HFZ Capital Group continues to have trouble meeting its debt obligations.
The lender at HFZ’s planned project on Manhattan’s Upper East Side claims the prolific condo developer owes more than $18 million on defaulted loans, according to a motion for summary judgement filed in New York Supreme Court on Tuesday. HFZ principals Ziel Feldman and Nir Meir are named as co-defendants for personally guaranteeing the debt.
The lender, identified as YH Lex Estates, claims it loaned HFZ a total of $20.5 million between 2017 and 2019 to develop the project on an assemblage around 1135 Lexington Avenue. The lawsuit alleges that after HFZ defaulted on the initial loan agreement in November 2019, it agreed to a repayment plan. In July, the two parties again agreed to extend the repayments, allowing the developer to repay the loans in six installments by October.
But HFZ only paid $1 million towards the balance of these loans, the suit alleges. At one point, the lender claims a $750,000 check that Meir sent from HFZ was returned for insufficient funds.
In addition to seeking the principal and interest of the loans, the lender said that “because of the history of HFZ’s noncompliance with its debt obligations, HFZ explicitly agreed to pay all legal fees and costs incurred.”
A spokesperson for HFZ Capital said in a statement the claim is baseless and is in the process of being dismissed.
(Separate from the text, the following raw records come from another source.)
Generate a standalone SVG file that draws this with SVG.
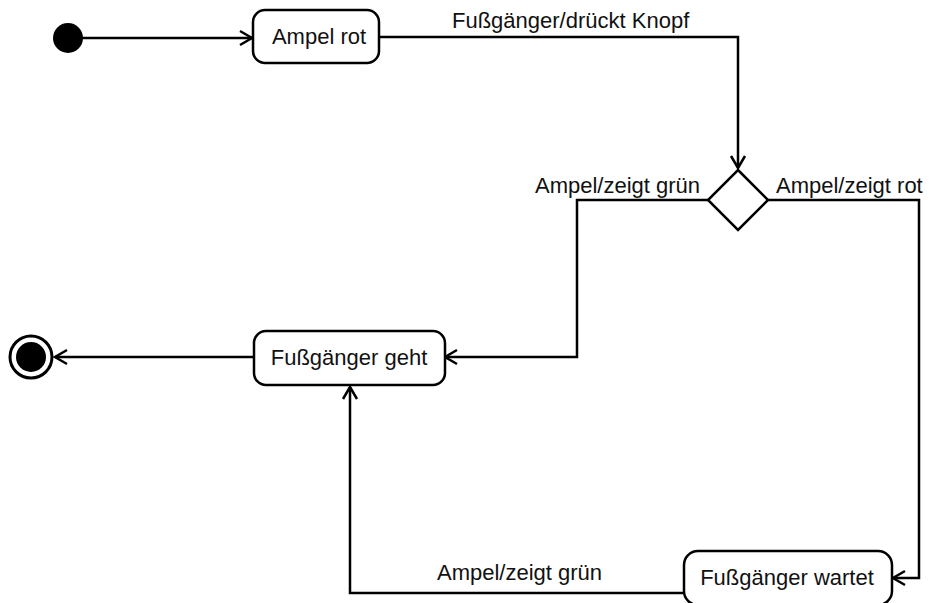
<svg xmlns="http://www.w3.org/2000/svg" width="929" height="603" viewBox="0 0 929 603">
<defs>
<style>
.st{fill:#fff;stroke:#000;stroke-width:2.5}
.ln{fill:none;stroke:#000;stroke-width:2.5}
.t{font-family:"Liberation Sans",Arial,sans-serif;font-size:22px;fill:#111}
.m{text-anchor:middle}
</style>
<marker id="arr" markerWidth="16" markerHeight="16" refX="13" refY="8" orient="auto" markerUnits="userSpaceOnUse" overflow="visible">
<path d="M1,1 L13,8 L1,15" fill="none" stroke="#000" stroke-width="2.5"/>
</marker>
</defs>
<rect width="929" height="603" fill="#fff"/>
<g id="connectors">
<line class="ln" x1="82" y1="38" x2="252" y2="38" marker-end="url(#arr)"/>
<polyline class="ln" points="379,37 738,37 738,168" marker-end="url(#arr)"/>
<polyline class="ln" points="708,200 577,200 577,357 445,357" marker-end="url(#arr)"/>
<polyline class="ln" points="768,200 919,200 919,578 893,578" marker-end="url(#arr)"/>
<polyline class="ln" points="683,593 350,593 350,387" marker-end="url(#arr)"/>
<line class="ln" x1="253" y1="357" x2="55" y2="357" marker-end="url(#arr)"/>
<text class="t" x="452" y="28">Fußgänger/drückt Knopf</text>
<text class="t" x="535" y="193">Ampel/zeigt grün</text>
<text class="t" x="776" y="193">Ampel/zeigt rot</text>
<text class="t" x="437" y="580">Ampel/zeigt grün</text>
</g>
<g id="start"><circle cx="68" cy="38" r="15" fill="#000"/></g>
<g id="ampel-rot"><rect class="st" x="253" y="10" width="126" height="53" rx="12"/><text class="t m" x="319" y="44">Ampel rot</text></g>
<g id="decision"><polygon class="st" points="738,170 768,200 738,230 708,200"/></g>
<g id="geht"><rect class="st" x="254" y="331" width="191" height="54" rx="12"/><text class="t m" x="349" y="365">Fußgänger geht</text></g>
<g id="wartet"><rect class="st" x="684" y="551" width="208" height="54" rx="14"/><text class="t m" x="787" y="585">Fußgänger wartet</text></g>
<g id="end"><circle cx="31" cy="357" r="21" fill="#fff" stroke="#000" stroke-width="3"/><circle cx="31" cy="357" r="15" fill="#000"/></g>
</svg>
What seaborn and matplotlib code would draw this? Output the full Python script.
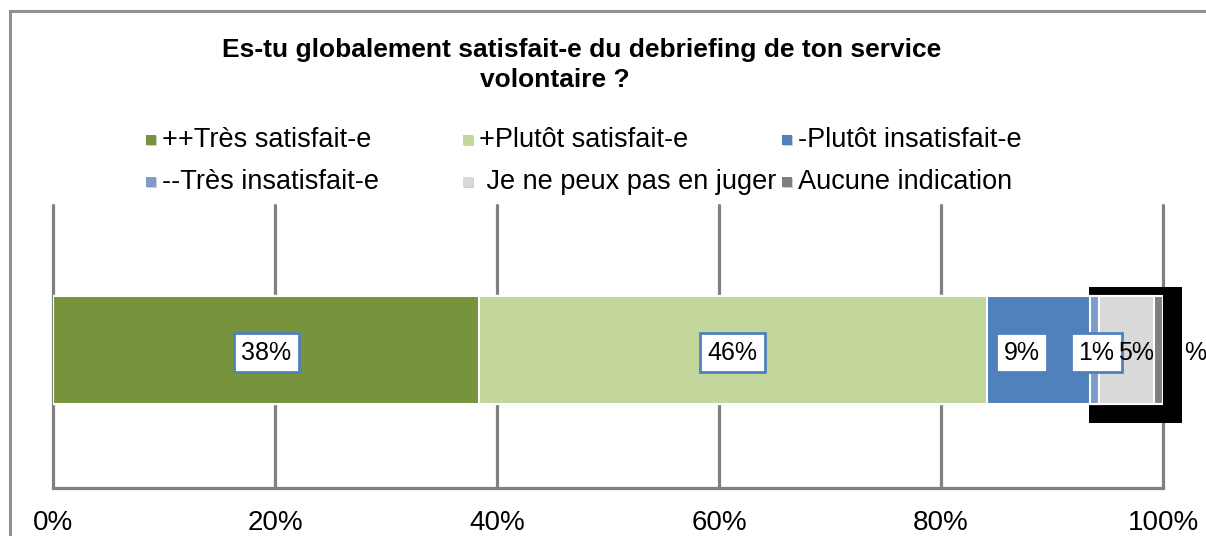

The attorney representing YH Lex Estates, Mark H. Hatch-Miller of Susman Godfrey, did not return a request for comment. PincusCo first reported the news.
HFZ has become one of the most active condo developers in New York City in recent years, with high-profile projects like the XI, the Bjarke Ingels-designed condo-hotel hybrid next to the High Line, and the Bryant, the David Chipperfield-designed condo near Bryant Park. It also bet on rental conversions, including the Belnord on the Upper West Side, which it transformed into condos.
But recently the company has seen its share of problems. In December, federal officials alleged that HFZ managing director John Simonlacaj let the mob skim hundreds of thousands of dollars from the XI, as well as other Manhattan projects. (He was fired from HFZ.) And in September, CIM Group tapped a brokerage to market junior mezzanine loans tied to four of the developer’s condominium projects — including 88-90 Lexington Avenue and The Astor at 235 West 75th Street — through a foreclosure sale.